>> BEGIN Data shown
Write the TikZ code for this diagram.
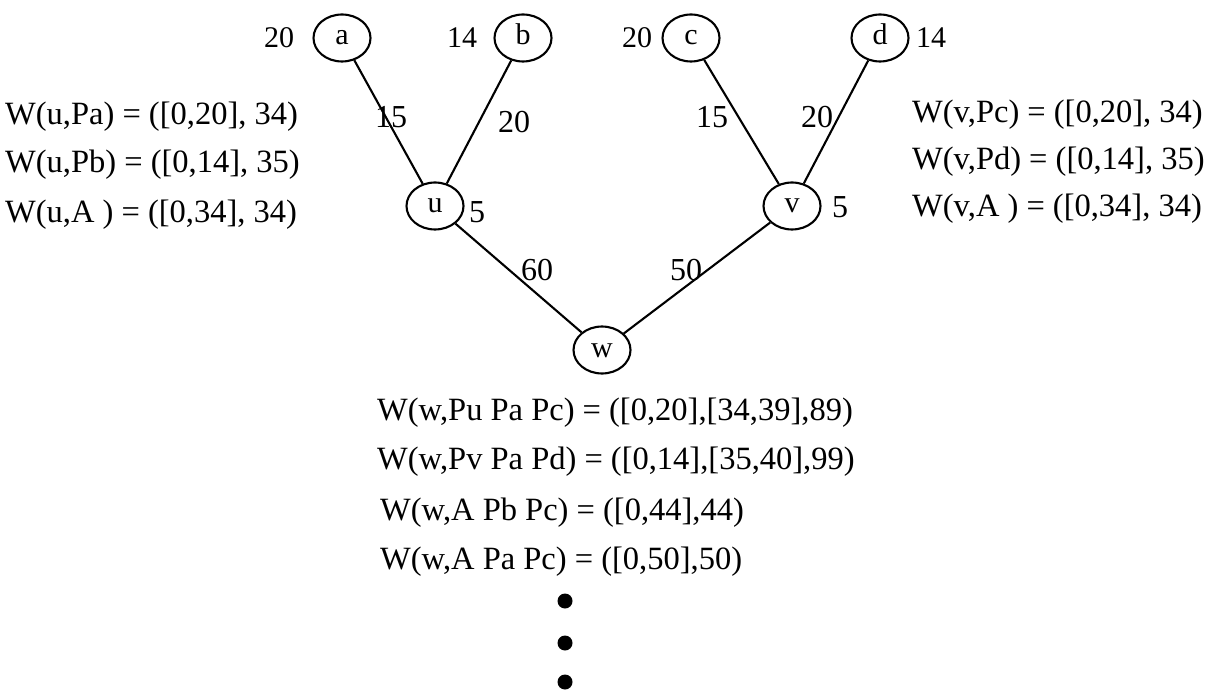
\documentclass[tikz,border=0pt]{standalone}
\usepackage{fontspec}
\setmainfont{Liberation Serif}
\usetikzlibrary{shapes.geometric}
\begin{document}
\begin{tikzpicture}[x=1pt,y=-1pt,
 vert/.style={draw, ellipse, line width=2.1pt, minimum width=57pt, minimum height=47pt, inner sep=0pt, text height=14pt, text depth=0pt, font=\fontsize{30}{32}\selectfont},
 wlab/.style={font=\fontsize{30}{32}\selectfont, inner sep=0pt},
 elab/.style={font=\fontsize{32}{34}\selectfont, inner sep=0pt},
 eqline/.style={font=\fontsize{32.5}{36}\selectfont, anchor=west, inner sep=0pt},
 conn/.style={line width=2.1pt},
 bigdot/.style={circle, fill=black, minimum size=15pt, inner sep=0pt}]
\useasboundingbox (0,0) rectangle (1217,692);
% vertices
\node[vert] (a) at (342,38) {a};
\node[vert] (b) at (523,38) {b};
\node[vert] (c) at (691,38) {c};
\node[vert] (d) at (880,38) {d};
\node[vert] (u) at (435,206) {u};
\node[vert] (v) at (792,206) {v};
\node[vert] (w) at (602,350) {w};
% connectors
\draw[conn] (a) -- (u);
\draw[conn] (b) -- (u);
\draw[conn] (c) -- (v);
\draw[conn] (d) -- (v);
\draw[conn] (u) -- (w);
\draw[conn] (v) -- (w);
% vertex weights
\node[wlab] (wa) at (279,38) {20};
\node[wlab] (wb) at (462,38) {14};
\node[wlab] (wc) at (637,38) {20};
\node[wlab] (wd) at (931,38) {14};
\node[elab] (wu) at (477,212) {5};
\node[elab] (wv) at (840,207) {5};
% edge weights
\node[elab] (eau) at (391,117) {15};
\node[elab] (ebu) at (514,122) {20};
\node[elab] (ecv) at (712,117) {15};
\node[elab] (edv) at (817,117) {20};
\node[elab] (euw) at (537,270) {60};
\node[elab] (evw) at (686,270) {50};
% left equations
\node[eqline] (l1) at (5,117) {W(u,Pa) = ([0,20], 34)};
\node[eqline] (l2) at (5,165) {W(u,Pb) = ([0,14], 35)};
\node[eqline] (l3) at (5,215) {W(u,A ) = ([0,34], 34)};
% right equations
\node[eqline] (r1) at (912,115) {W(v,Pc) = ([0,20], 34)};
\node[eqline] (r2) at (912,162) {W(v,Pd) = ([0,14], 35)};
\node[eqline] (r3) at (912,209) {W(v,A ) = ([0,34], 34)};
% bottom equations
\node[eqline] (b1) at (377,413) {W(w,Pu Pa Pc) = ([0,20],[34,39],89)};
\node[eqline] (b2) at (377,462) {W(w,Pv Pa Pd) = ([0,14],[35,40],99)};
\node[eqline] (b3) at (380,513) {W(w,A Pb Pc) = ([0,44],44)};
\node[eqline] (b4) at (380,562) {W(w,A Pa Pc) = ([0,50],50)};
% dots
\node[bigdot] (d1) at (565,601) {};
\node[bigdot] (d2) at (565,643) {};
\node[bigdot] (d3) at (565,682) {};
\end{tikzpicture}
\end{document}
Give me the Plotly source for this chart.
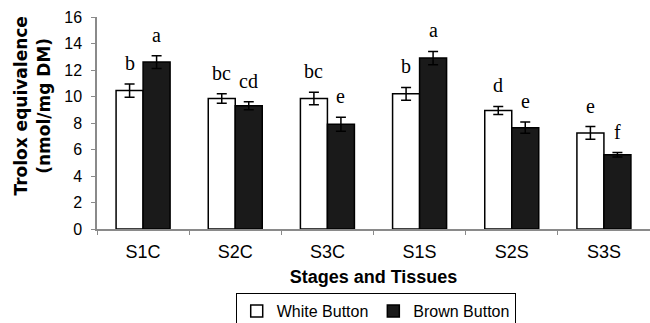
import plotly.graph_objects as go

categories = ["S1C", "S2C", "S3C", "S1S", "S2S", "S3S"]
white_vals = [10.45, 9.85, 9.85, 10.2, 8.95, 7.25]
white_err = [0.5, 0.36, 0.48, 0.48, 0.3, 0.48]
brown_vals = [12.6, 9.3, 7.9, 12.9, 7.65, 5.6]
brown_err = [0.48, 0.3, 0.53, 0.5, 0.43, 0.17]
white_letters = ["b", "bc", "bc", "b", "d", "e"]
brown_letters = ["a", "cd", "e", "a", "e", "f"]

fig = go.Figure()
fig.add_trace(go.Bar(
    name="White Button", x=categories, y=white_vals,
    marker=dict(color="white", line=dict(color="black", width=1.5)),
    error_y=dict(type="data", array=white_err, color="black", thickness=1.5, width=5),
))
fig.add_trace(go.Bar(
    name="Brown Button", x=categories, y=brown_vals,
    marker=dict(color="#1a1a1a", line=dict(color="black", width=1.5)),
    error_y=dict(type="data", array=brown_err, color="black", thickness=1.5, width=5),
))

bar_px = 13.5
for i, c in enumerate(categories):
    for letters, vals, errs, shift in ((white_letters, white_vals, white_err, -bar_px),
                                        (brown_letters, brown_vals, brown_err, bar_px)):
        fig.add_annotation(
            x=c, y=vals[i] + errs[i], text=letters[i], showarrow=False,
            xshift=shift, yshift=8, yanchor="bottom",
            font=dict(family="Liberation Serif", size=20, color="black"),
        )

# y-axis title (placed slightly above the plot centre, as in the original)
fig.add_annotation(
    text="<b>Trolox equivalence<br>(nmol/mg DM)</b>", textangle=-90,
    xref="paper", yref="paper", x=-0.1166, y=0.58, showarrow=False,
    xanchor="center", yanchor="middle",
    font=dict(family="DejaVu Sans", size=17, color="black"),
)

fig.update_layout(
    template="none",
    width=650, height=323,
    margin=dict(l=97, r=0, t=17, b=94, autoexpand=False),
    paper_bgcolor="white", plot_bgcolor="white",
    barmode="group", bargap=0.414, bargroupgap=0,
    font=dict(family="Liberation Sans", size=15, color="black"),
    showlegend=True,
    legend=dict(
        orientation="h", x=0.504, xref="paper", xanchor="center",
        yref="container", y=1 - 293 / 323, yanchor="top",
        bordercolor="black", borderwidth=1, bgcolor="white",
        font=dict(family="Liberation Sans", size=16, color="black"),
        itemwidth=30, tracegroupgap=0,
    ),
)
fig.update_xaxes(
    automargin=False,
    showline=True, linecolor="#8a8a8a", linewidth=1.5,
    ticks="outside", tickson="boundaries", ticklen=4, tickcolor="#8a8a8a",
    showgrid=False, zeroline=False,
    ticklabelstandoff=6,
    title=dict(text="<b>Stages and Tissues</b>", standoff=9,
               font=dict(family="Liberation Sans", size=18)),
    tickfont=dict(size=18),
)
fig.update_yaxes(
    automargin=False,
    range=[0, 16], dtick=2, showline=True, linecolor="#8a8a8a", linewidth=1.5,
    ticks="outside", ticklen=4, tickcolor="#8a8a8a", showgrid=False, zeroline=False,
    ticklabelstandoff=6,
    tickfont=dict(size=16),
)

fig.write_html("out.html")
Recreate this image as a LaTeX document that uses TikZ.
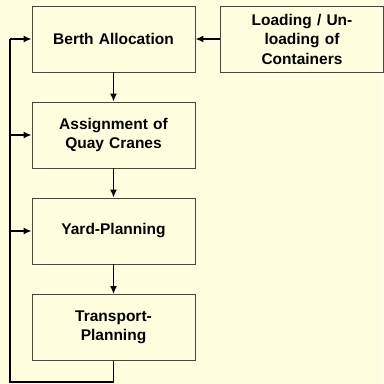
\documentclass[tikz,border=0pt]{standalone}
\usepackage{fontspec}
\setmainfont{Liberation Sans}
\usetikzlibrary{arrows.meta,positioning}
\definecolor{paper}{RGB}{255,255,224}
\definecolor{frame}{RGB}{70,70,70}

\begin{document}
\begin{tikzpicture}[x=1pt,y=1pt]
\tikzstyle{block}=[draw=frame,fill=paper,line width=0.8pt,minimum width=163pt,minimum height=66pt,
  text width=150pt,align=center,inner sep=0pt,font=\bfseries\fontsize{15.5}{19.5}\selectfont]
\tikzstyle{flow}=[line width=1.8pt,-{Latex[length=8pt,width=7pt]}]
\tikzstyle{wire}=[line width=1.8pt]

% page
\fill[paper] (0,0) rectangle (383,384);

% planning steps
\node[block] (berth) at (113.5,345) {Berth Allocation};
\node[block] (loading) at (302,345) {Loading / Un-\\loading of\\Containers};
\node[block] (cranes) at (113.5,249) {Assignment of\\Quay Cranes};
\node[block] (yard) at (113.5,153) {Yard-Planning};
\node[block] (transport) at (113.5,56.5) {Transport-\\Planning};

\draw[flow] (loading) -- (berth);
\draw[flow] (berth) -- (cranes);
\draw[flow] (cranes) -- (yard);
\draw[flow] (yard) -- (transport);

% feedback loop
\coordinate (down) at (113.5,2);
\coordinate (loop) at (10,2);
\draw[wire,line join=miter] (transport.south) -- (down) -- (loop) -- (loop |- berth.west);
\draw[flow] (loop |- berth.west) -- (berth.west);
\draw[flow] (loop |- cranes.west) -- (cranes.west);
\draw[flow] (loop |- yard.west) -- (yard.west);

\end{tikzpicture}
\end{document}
>> END Data shown
◆ Written task: Output exactly the lines from the one containing "Recreate this image" through the last line of the records above, both included, leaving out any pictures.

◆ Output of the exercise:
Recreate this image as a LaTeX document that uses TikZ.
\documentclass[tikz,border=0pt]{standalone}
\usepackage{fontspec}
\setmainfont{Liberation Sans}
\usetikzlibrary{arrows.meta,positioning}
\definecolor{paper}{RGB}{255,255,224}
\definecolor{frame}{RGB}{70,70,70}

\begin{document}
\begin{tikzpicture}[x=1pt,y=1pt]
\tikzstyle{block}=[draw=frame,fill=paper,line width=0.8pt,minimum width=163pt,minimum height=66pt,
  text width=150pt,align=center,inner sep=0pt,font=\bfseries\fontsize{15.5}{19.5}\selectfont]
\tikzstyle{flow}=[line width=1.8pt,-{Latex[length=8pt,width=7pt]}]
\tikzstyle{wire}=[line width=1.8pt]

% page
\fill[paper] (0,0) rectangle (383,384);

% planning steps
\node[block] (berth) at (113.5,345) {Berth Allocation};
\node[block] (loading) at (302,345) {Loading / Un-\\loading of\\Containers};
\node[block] (cranes) at (113.5,249) {Assignment of\\Quay Cranes};
\node[block] (yard) at (113.5,153) {Yard-Planning};
\node[block] (transport) at (113.5,56.5) {Transport-\\Planning};

\draw[flow] (loading) -- (berth);
\draw[flow] (berth) -- (cranes);
\draw[flow] (cranes) -- (yard);
\draw[flow] (yard) -- (transport);

% feedback loop
\coordinate (down) at (113.5,2);
\coordinate (loop) at (10,2);
\draw[wire,line join=miter] (transport.south) -- (down) -- (loop) -- (loop |- berth.west);
\draw[flow] (loop |- berth.west) -- (berth.west);
\draw[flow] (loop |- cranes.west) -- (cranes.west);
\draw[flow] (loop |- yard.west) -- (yard.west);

\end{tikzpicture}
\end{document}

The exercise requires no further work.